MORE MONEY, FEWER RESULTS?

In the past decade, the government's drug control spending has more than
tripled, climbing from $4.7 billion in 1987 to $16 billion in 1997. Most of
this growth has supported domestic drug enforcement and international
interdiction, which account for more than half the total $105 billion spent
on federal drug control since 1989. 

The single largest enforcement expenditure is for prisons. Increasing
prison costs stem not only from climbing drug arrests but also from
mandatory federal minimum sentences that have resulted in longer prison
stays for drug offenders. More than 1.7 million people are behind bars in
America. More than two-thirds have serious drug problems, yet intensive,
rigorous treatment is available for less than 10 percent of these
offenders. In 1997, the federal drug budget spent more for prisons than for
prevention. 

Although President Clinton has clearly articulated the importance of
reducing the demand for drugs in the 1997 and 1998 National Drug Control
Strategy reports, federal spending priorities have remained essentially
unchanged. Efforts to cut off supplies of drugs through interdiction and
enforcement continue to dominate the government's drug budget, accounting
for two-thirds of total spending. 

Despite impressive seizures at the border, on the high seas, and in other
countries, foreign drugs are cheaper and more readily available today than
two decades ago. Domestic production of illegal drugs such as marijuana and
methamphetamines is increasing, further reducing the potential impact of
interdiction on United States drug use. United States foreign supply
reduction efforts have also caused problems of their own, especially in
Latin America, where narcotics control dominates the diplomatic agenda with
the United States. The unintended consequences of these programs have
sometimes been severe, including political unrest among peasant farmers who
rely on drug crops for their livelihood; human rights abuses as governments
try to suppress drug cultivation; increased corruption among police and
military forces; and expanding roles for the military in drug enforcement
and internal security in countries where democracy is still fragile. 

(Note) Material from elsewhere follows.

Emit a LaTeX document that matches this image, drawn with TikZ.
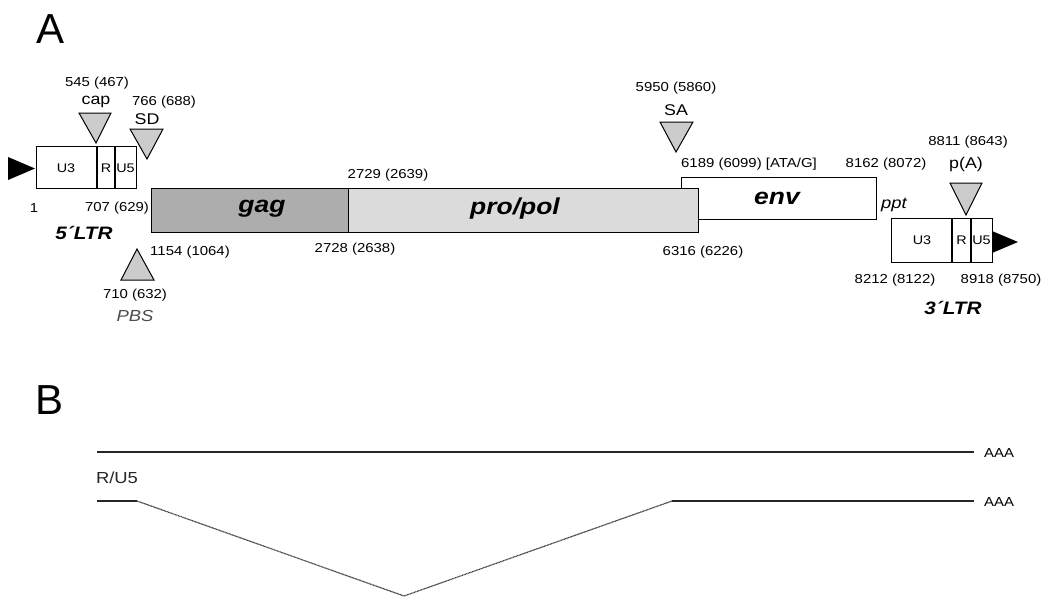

Ultimately, the costs incurred--both in the United States and overseas--in
pursuing the supply-side drug strategy will not produce the promised
benefits of reduced drug availability and higher drug prices. The largest
drug profits are made within the United States at street-level sales, not
in foreign poppy or coca fields or on the high seas. The total cost of
cultivating, refining, and smuggling cocaine to the United States accounts
for less than 15 percent of domestic retail prices. Recent anecdotal
evidence from the southwestern United States suggests that smuggling costs
may have increased as a result of intensified border interdiction: Mexican
traffickers are said to be offering as much as half their cocaine shipments
in exchange for safe passage. Still, the value of drugs at that point is
only a fraction of their retail price on American streets. As one DEA
official explained, "The average drug organization can afford to lose as
much as 80 percent of its product and still be profitable." 

MAKING DEMAND THE FOCUS

The nation's drug control strategy should shift from a primary focus on
reducing drug supplies to reducing the demand for drugs through prevention,
education, treatment, and community anti-drug coalitions. Law enforcement
has a critically important role to play; studies indicate that street-level
enforcement is more effective in driving up drug prices and has the added
benefit of making neighborhoods safer. In the international arena, greater
emphasis should be placed on attacking the growing power of the drug
cartels that challenge the integrity of political, financial, and judicial
institutions in this country and abroad. The United States should
concentrate on efforts both to strengthen democratic governments and to
combat money laundering, drug-related corruption, and violence through
bilateral and multilateral initiatives. For too long, United States drug
policy has been driven by the need to appear "tough" on drugs, regardless
of results. The United States should leave behind the distinction between
"tough" and "soft" approaches to drug abuse and concentrate its attention,
research, and resources on determining what actually works.